Wednesday, May 20, 2009

What if the fruits of your labor

is not who your children become, but who you become by having had them? That's what Emily Watts asked this weekend at TOFW. She, as you may recall, also said it's important we learn to react on the principle and not the emotion. She is a mother of 5 and a Senior Editor at Deseret Book. Being as entertained as I was, and the book lover I am, I bought her book "Being the Mom: 10 Coping Strategies I learned by Accident Because I Had Children on Purpose"...let me share with you some of the chapter I read today.

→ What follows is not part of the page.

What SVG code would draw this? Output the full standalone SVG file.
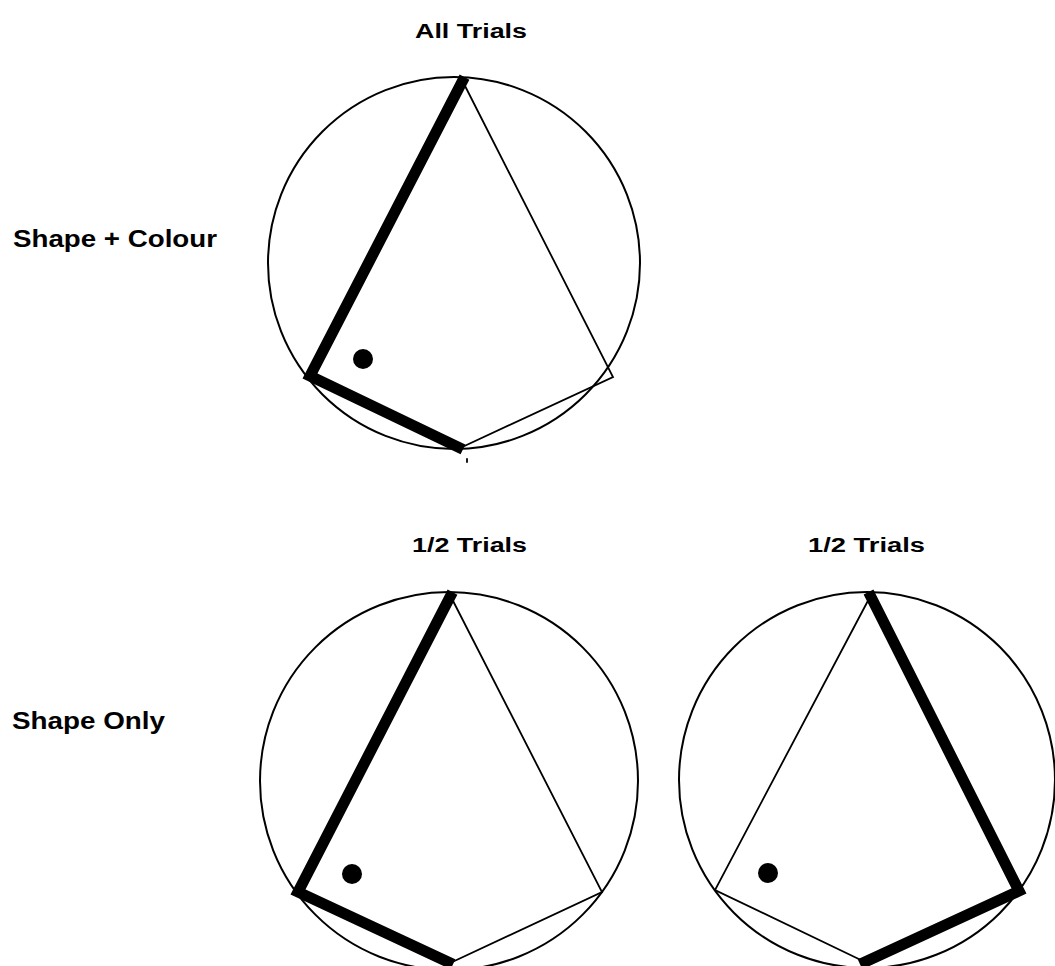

In Chapter 5, Know When To Holler For Help, she comically re-tells the story of how her neighbor helped her take her baby's temperature rectally more than 20 years ago and goes on to say ""blessed was I because I was compelled to be humble in that case, how much more blessed would I be if I could be humble without being compelled? I have witnessed over and over again the amazing way in which doors are opened and bonds created when I'm willing to lay aside my pride and confess that there's something I can't do...sometimes we forgot that in order for service to be rendered there must be a 'servee' as well as a server. It's a grand scheme that provides for some to be given one lift and some another, that all may be profited thereby (See D&C 46:11-12)."

She concludes this chapter talking about her son trying to put his own jammies on and how he couldn't do it despite his best effort. She says "I see myself from time to time as that little boy, struggling and fighting with some situation in my life and making a twisted mess of things, unwilling to surrender control to One who could easily help me resolve the problem and send me happily on my way...He knows our needs stands ready to help us fulfill them, but we have to ask. May pride never keep us from acknowledging our deficiencies to Him. May we stand ready to help one another, and to accept each others gifts of love and service. Most of all, may we acknowledge and accept the sacrifice of our Savior, who truly did for us what we could not do for ourselves," and it got me thinking about the person my children have helped me to having them is an opportunity to serve and be served.

What if Emily is right, what if the fruit of our parenting labor is who WE become instead. Maybe we don't turn into grown ups to teach kids how to be grown, maybe children are born to remind us to be childlike. I mean the good book says "except ye become as little children" right? I suspect that one of the many reasons Heavenly Father gives us children, and all the lessons and reminders that come with them, is to help us be who He wants us to be. Now when facing a difficult time with my kids I'll try to ask "what do I need to learn from this" to myself and my Father FIRST and then maybe I won't need to wonder on earth my children were thinking, or maybe getting through such a time will be easier. I think the next chapter I read will be "If It Can be Vauumed Up, Wiped off, or Washed Out, Don't worry about it".